[WRITTEN REQUEST] Copy the data precisely, character for character, and leave out every picture.
___ RECORDED DATA ___
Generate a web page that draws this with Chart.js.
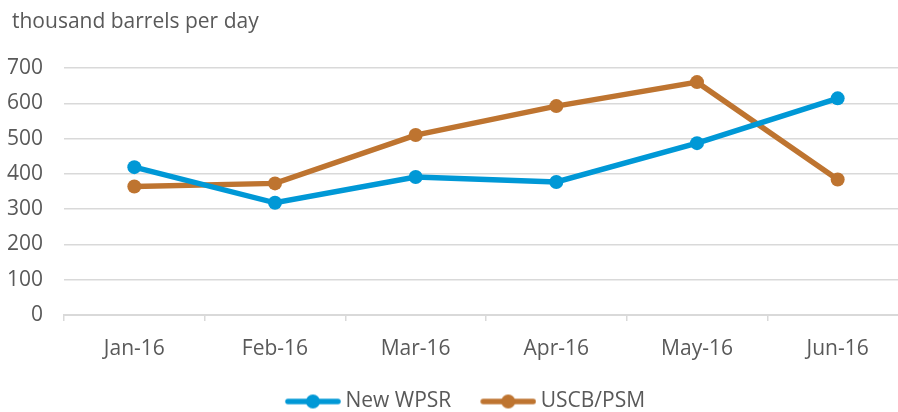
<!DOCTYPE html>
<html lang="en">
<head>
    <meta charset="UTF-8">
    <title>thousand barrels per day</title>
    <style>
        html, body { margin: 0; padding: 0; background: #fff; overflow: hidden; }
        #wrap { width: 932px; height: 412px; }
    </style>
</head>
<body>
    <div id="wrap"><canvas id="chart" width="932" height="412"></canvas></div>

    <script src="https://cdn.jsdelivr.net/npm/chart.js"></script>
    <script>
        var months = ['Jan-16', 'Feb-16', 'Mar-16', 'Apr-16', 'May-16', 'Jun-16'];
        var newWpsr = [419, 318, 391, 377, 487, 614];
        var uscbPsm = [364, 373, 510, 592, 660, 384];
        var yTicks = [0, 100, 200, 300, 400, 500, 600, 700];

        var BLUE = '#0098D6';
        var ORANGE = '#BE7430';
        var TEXT = '#595959';
        var GRID = '#D9D9D9';
        var FONT = 'Open Sans';
        var FSIZE = 21;

        // legend marker: short line with a dot, shifted right so it sits close to the text
        function legendMarker(color) {
            var k = 6;
            var c = document.createElement('canvas');
            c.width = 56 + 2 * k; c.height = 16;
            var g = c.getContext('2d');
            g.strokeStyle = color;
            g.lineWidth = 5.5;
            g.lineCap = 'round';
            g.beginPath();
            g.moveTo(2 * k + 3, 8); g.lineTo(2 * k + 53, 8);
            g.stroke();
            g.fillStyle = color;
            g.beginPath();
            g.arc(2 * k + 28, 8, 7, 0, Math.PI * 2);
            g.fill();
            return c;
        }

        // nudge the unit title and the legend a little to the right
        var nudge = {
            id: 'nudge',
            afterLayout: function (c) {
                if (c.titleBlock) c.titleBlock.left += 12;
                if (c.legend) { c.legend.left += 8; c.legend.right += 8; }
            }
        };

        var ctx = document.getElementById('chart').getContext('2d');
        var chart = new Chart(ctx, {
            type: 'line',
            data: {
                labels: months,
                datasets: [
                    {
                        label: 'New WPSR',
                        data: newWpsr,
                        borderColor: BLUE,
                        backgroundColor: BLUE,
                        borderWidth: 5.5,
                        pointRadius: 7,
                        pointHoverRadius: 7,
                        pointBorderWidth: 0,
                        tension: 0
                    },
                    {
                        label: 'USCB/PSM',
                        data: uscbPsm,
                        borderColor: ORANGE,
                        backgroundColor: ORANGE,
                        borderWidth: 5.5,
                        pointRadius: 7,
                        pointHoverRadius: 7,
                        pointBorderWidth: 0,
                        tension: 0
                    }
                ]
            },
            plugins: [nudge],
            options: {
                responsive: false,
                animation: false,
                layout: { padding: { left: 0, right: 24, top: 0, bottom: -10 } },
                plugins: {
                    title: {
                        display: true,
                        text: 'thousand barrels per day',
                        align: 'start',
                        color: TEXT,
                        font: { family: FONT, size: FSIZE, weight: 'normal' },
                        padding: { top: 9.4, bottom: 33.4 }
                    },
                    legend: {
                        position: 'bottom',
                        labels: {
                            color: TEXT,
                            font: { family: FONT, size: FSIZE },
                            usePointStyle: true,
                            pointStyleWidth: 56,
                            boxHeight: 16,
                            padding: 23,
                            generateLabels: function (c) {
                                return c.data.datasets.map(function (ds, i) {
                                    return {
                                        text: ds.label,
                                        pointStyle: legendMarker(ds.borderColor),
                                        fontColor: TEXT,
                                        lineWidth: 0,
                                        strokeStyle: 'transparent',
                                        fillStyle: ds.borderColor,
                                        datasetIndex: i
                                    };
                                });
                            }
                        }
                    },
                    tooltip: { enabled: false }
                },
                scales: {
                    x: {
                        offset: true,
                        afterFit: function (axis) { axis.height = 53; },
                        grid: {
                            offset: true,
                            drawOnChartArea: false,
                            drawTicks: true,
                            tickLength: 6,
                            color: GRID,
                            lineWidth: 1.5
                        },
                        border: { display: true, color: GRID, width: 2 },
                        ticks: {
                            color: TEXT,
                            font: { family: FONT, size: FSIZE },
                            padding: 15,
                            maxRotation: 0
                        }
                    },
                    y: {
                        min: 0,
                        max: 700,
                        afterBuildTicks: function (axis) {
                            axis.ticks = yTicks.map(function (v) { return { value: v }; });
                        },
                        afterFit: function (axis) { axis.width = 64; },
                        grid: {
                            color: function (c) { return c.tick && c.tick.value === 0 ? 'rgba(0,0,0,0)' : GRID; },
                            lineWidth: 1.5,
                            drawTicks: false
                        },
                        border: { display: false },
                        ticks: {
                            color: TEXT,
                            font: { family: FONT, size: FSIZE },
                            padding: 21
                        }
                    }
                }
            }
        });
    </script>
</body>
</html>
___
[OUTPUT BELOW]
Generate a web page that draws this with Chart.js.
<!DOCTYPE html>
<html lang="en">
<head>
    <meta charset="UTF-8">
    <title>thousand barrels per day</title>
    <style>
        html, body { margin: 0; padding: 0; background: #fff; overflow: hidden; }
        #wrap { width: 932px; height: 412px; }
    </style>
</head>
<body>
    <div id="wrap"><canvas id="chart" width="932" height="412"></canvas></div>

    <script src="https://cdn.jsdelivr.net/npm/chart.js"></script>
    <script>
        var months = ['Jan-16', 'Feb-16', 'Mar-16', 'Apr-16', 'May-16', 'Jun-16'];
        var newWpsr = [419, 318, 391, 377, 487, 614];
        var uscbPsm = [364, 373, 510, 592, 660, 384];
        var yTicks = [0, 100, 200, 300, 400, 500, 600, 700];

        var BLUE = '#0098D6';
        var ORANGE = '#BE7430';
        var TEXT = '#595959';
        var GRID = '#D9D9D9';
        var FONT = 'Open Sans';
        var FSIZE = 21;

        // legend marker: short line with a dot, shifted right so it sits close to the text
        function legendMarker(color) {
            var k = 6;
            var c = document.createElement('canvas');
            c.width = 56 + 2 * k; c.height = 16;
            var g = c.getContext('2d');
            g.strokeStyle = color;
            g.lineWidth = 5.5;
            g.lineCap = 'round';
            g.beginPath();
            g.moveTo(2 * k + 3, 8); g.lineTo(2 * k + 53, 8);
            g.stroke();
            g.fillStyle = color;
            g.beginPath();
            g.arc(2 * k + 28, 8, 7, 0, Math.PI * 2);
            g.fill();
            return c;
        }

        // nudge the unit title and the legend a little to the right
        var nudge = {
            id: 'nudge',
            afterLayout: function (c) {
                if (c.titleBlock) c.titleBlock.left += 12;
                if (c.legend) { c.legend.left += 8; c.legend.right += 8; }
            }
        };

        var ctx = document.getElementById('chart').getContext('2d');
        var chart = new Chart(ctx, {
            type: 'line',
            data: {
                labels: months,
                datasets: [
                    {
                        label: 'New WPSR',
                        data: newWpsr,
                        borderColor: BLUE,
                        backgroundColor: BLUE,
                        borderWidth: 5.5,
                        pointRadius: 7,
                        pointHoverRadius: 7,
                        pointBorderWidth: 0,
                        tension: 0
                    },
                    {
                        label: 'USCB/PSM',
                        data: uscbPsm,
                        borderColor: ORANGE,
                        backgroundColor: ORANGE,
                        borderWidth: 5.5,
                        pointRadius: 7,
                        pointHoverRadius: 7,
                        pointBorderWidth: 0,
                        tension: 0
                    }
                ]
            },
            plugins: [nudge],
            options: {
                responsive: false,
                animation: false,
                layout: { padding: { left: 0, right: 24, top: 0, bottom: -10 } },
                plugins: {
                    title: {
                        display: true,
                        text: 'thousand barrels per day',
                        align: 'start',
                        color: TEXT,
                        font: { family: FONT, size: FSIZE, weight: 'normal' },
                        padding: { top: 9.4, bottom: 33.4 }
                    },
                    legend: {
                        position: 'bottom',
                        labels: {
                            color: TEXT,
                            font: { family: FONT, size: FSIZE },
                            usePointStyle: true,
                            pointStyleWidth: 56,
                            boxHeight: 16,
                            padding: 23,
                            generateLabels: function (c) {
                                return c.data.datasets.map(function (ds, i) {
                                    return {
                                        text: ds.label,
                                        pointStyle: legendMarker(ds.borderColor),
                                        fontColor: TEXT,
                                        lineWidth: 0,
                                        strokeStyle: 'transparent',
                                        fillStyle: ds.borderColor,
                                        datasetIndex: i
                                    };
                                });
                            }
                        }
                    },
                    tooltip: { enabled: false }
                },
                scales: {
                    x: {
                        offset: true,
                        afterFit: function (axis) { axis.height = 53; },
                        grid: {
                            offset: true,
                            drawOnChartArea: false,
                            drawTicks: true,
                            tickLength: 6,
                            color: GRID,
                            lineWidth: 1.5
                        },
                        border: { display: true, color: GRID, width: 2 },
                        ticks: {
                            color: TEXT,
                            font: { family: FONT, size: FSIZE },
                            padding: 15,
                            maxRotation: 0
                        }
                    },
                    y: {
                        min: 0,
                        max: 700,
                        afterBuildTicks: function (axis) {
                            axis.ticks = yTicks.map(function (v) { return { value: v }; });
                        },
                        afterFit: function (axis) { axis.width = 64; },
                        grid: {
                            color: function (c) { return c.tick && c.tick.value === 0 ? 'rgba(0,0,0,0)' : GRID; },
                            lineWidth: 1.5,
                            drawTicks: false
                        },
                        border: { display: false },
                        ticks: {
                            color: TEXT,
                            font: { family: FONT, size: FSIZE },
                            padding: 21
                        }
                    }
                }
            }
        });
    </script>
</body>
</html>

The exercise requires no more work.